New Jersey Governor Chris Christie is not under such delusions. A state task force has just submitted a finding to New Jersey governor Chris Christie: “let what they call ‘for profit’ companies run state parks, psychiatric wards, toll booths, and preschools.” This task force has estimated doing so could save the state of New Jersey $210 million per year.
A for profit company is a company that employs people on a cost benefits basis. A for profit company provides products, and in this case services, for a fee to its customers, and after dollar cost averaging the costs versus the services this company hopes to make what it called a profit. A for profit company is not out to provide a service just to provide a service. A for profit company is not out to employ people just to employ people.
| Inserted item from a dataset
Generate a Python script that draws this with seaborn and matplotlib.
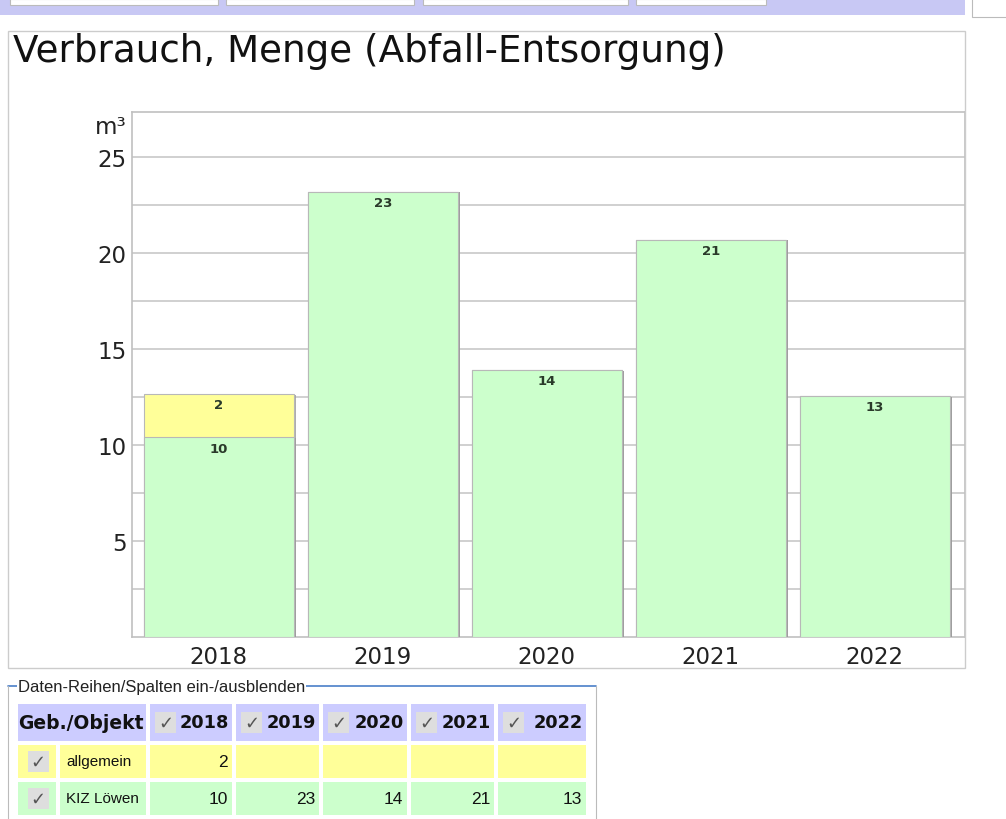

A for profit company wants money for its CEOs, it’s employees in the way of bonuses and raises, its shareholders, and for set asides that allow it to improve its company in the future.
Detractors claim that New Jersey tried the “for profit” method of saving money, and it failed. They claim that allowing private companies to run such cherished tasks leads to corruption, crony capitalism, and ineptitude. They also claim that “fee” is another three letter word for tax. The beauty of private companies, or for profit companies, is that if one doesn’t work you can always try another. If one charges too much in the way of fees, ineptitude, or corruption, you can announce that company XYZ has failed in their duty, and we’re now accepting bids for someone to take their place.
Chris Christie understands that the current path we’re on cannot be maintained. We cannot continue to just find different taxes for discretionary and entitlement spending on federal and state levels. We cannot continue to discourage private sector growth and discourage investment and discourage people from spending their after tax income with promises of tax hikes in the future.
The little secret of our current malaise is that if you tax something enough, you can slowly bleed it to death. Economic models show that when you cut various taxes, you not only spur growth in the private sector, but you increase revenue receipts to the government. These results are not seen in the short-term though. The results require a few economic cycles to produce results, and politicians are not patient. They have disasters to cause and cure. They have power on the line. They have elections to win, but don’t bother telling your representative this little secret. Most of them know it already.